THE REQUEST |
The required output is a word-for-word copy of the lines from the line bearing "Generate a web" through the line bearing "let watermark = 'DRAFT';", inclusive, and no other lines.

GIVEN ENTRIES |
◆ ◆ ◆ ◆ ◆
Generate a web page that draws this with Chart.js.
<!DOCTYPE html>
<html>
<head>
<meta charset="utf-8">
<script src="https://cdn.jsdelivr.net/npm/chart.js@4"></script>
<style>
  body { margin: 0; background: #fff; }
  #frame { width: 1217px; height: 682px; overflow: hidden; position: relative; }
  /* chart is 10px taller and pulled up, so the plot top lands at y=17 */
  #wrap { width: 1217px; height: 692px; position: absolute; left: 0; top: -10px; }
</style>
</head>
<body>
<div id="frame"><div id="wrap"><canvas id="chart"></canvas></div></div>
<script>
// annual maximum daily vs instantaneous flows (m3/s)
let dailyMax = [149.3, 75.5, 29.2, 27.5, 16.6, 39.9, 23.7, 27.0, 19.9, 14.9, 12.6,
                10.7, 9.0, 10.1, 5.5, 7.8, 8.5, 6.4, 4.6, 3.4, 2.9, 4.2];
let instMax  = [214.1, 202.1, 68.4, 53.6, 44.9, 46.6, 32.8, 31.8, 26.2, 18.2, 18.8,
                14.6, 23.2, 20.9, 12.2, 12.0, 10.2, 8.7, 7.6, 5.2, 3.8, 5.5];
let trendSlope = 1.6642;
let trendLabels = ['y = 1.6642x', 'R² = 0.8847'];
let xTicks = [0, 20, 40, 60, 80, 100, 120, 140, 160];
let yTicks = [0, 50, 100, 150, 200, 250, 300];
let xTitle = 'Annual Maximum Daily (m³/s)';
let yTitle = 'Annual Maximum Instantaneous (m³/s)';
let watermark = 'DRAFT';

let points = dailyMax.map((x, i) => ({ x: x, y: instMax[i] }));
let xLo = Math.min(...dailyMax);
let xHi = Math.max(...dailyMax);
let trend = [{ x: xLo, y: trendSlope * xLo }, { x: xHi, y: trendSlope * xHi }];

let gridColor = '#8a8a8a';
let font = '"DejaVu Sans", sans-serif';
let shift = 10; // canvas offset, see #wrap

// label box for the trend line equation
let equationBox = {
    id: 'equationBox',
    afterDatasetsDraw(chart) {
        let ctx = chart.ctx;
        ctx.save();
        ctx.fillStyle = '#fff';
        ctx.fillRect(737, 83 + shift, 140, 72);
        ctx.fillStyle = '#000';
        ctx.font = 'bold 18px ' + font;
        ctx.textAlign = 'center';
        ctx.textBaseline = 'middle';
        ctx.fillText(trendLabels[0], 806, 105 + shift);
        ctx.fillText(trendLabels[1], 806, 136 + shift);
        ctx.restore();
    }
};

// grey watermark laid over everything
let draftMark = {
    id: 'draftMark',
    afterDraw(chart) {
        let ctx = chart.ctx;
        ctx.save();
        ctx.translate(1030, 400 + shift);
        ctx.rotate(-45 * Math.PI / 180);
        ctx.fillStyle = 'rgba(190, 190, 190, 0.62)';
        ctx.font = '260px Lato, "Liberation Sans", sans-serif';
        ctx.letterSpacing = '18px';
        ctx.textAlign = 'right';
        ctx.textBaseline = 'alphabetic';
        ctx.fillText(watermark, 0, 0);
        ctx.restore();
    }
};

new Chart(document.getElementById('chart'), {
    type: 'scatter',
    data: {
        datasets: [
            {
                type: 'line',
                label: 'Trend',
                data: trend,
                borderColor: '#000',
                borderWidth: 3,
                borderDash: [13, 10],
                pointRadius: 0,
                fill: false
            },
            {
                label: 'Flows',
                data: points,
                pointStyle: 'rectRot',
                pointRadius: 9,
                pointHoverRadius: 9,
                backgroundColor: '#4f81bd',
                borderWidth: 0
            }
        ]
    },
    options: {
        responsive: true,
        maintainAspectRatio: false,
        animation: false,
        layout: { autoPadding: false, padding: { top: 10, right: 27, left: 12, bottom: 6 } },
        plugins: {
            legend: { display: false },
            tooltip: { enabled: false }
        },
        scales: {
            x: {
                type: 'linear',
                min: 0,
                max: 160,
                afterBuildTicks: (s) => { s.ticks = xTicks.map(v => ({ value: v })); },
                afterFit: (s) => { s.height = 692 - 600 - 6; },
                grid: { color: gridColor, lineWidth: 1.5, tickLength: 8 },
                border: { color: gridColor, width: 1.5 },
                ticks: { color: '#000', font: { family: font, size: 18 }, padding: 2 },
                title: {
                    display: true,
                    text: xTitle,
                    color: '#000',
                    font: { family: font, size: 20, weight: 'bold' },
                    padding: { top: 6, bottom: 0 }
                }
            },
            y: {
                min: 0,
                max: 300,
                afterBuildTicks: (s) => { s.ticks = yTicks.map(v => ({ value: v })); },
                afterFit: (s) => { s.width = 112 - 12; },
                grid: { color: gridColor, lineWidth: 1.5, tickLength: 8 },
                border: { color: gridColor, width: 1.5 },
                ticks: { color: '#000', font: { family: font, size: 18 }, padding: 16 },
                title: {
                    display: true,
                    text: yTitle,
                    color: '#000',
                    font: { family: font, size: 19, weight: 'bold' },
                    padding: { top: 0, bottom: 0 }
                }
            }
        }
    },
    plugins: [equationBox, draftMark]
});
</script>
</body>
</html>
◆ ◆ ◆ ◆ ◆
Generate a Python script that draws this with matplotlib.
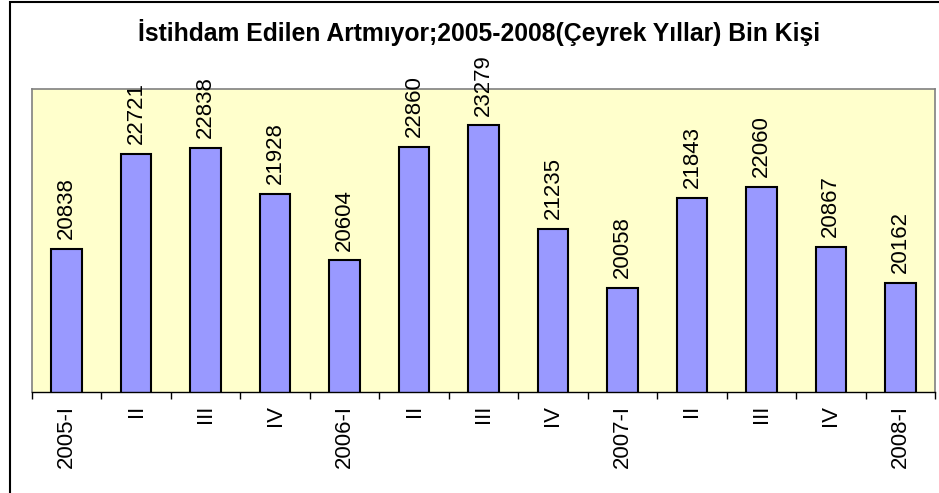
◆ ◆ ◆ ◆ ◆
REPLY |
Generate a web page that draws this with Chart.js.
<!DOCTYPE html>
<html>
<head>
<meta charset="utf-8">
<script src="https://cdn.jsdelivr.net/npm/chart.js@4"></script>
<style>
  body { margin: 0; background: #fff; }
  #frame { width: 1217px; height: 682px; overflow: hidden; position: relative; }
  /* chart is 10px taller and pulled up, so the plot top lands at y=17 */
  #wrap { width: 1217px; height: 692px; position: absolute; left: 0; top: -10px; }
</style>
</head>
<body>
<div id="frame"><div id="wrap"><canvas id="chart"></canvas></div></div>
<script>
// annual maximum daily vs instantaneous flows (m3/s)
let dailyMax = [149.3, 75.5, 29.2, 27.5, 16.6, 39.9, 23.7, 27.0, 19.9, 14.9, 12.6,
                10.7, 9.0, 10.1, 5.5, 7.8, 8.5, 6.4, 4.6, 3.4, 2.9, 4.2];
let instMax  = [214.1, 202.1, 68.4, 53.6, 44.9, 46.6, 32.8, 31.8, 26.2, 18.2, 18.8,
                14.6, 23.2, 20.9, 12.2, 12.0, 10.2, 8.7, 7.6, 5.2, 3.8, 5.5];
let trendSlope = 1.6642;
let trendLabels = ['y = 1.6642x', 'R² = 0.8847'];
let xTicks = [0, 20, 40, 60, 80, 100, 120, 140, 160];
let yTicks = [0, 50, 100, 150, 200, 250, 300];
let xTitle = 'Annual Maximum Daily (m³/s)';
let yTitle = 'Annual Maximum Instantaneous (m³/s)';
let watermark = 'DRAFT';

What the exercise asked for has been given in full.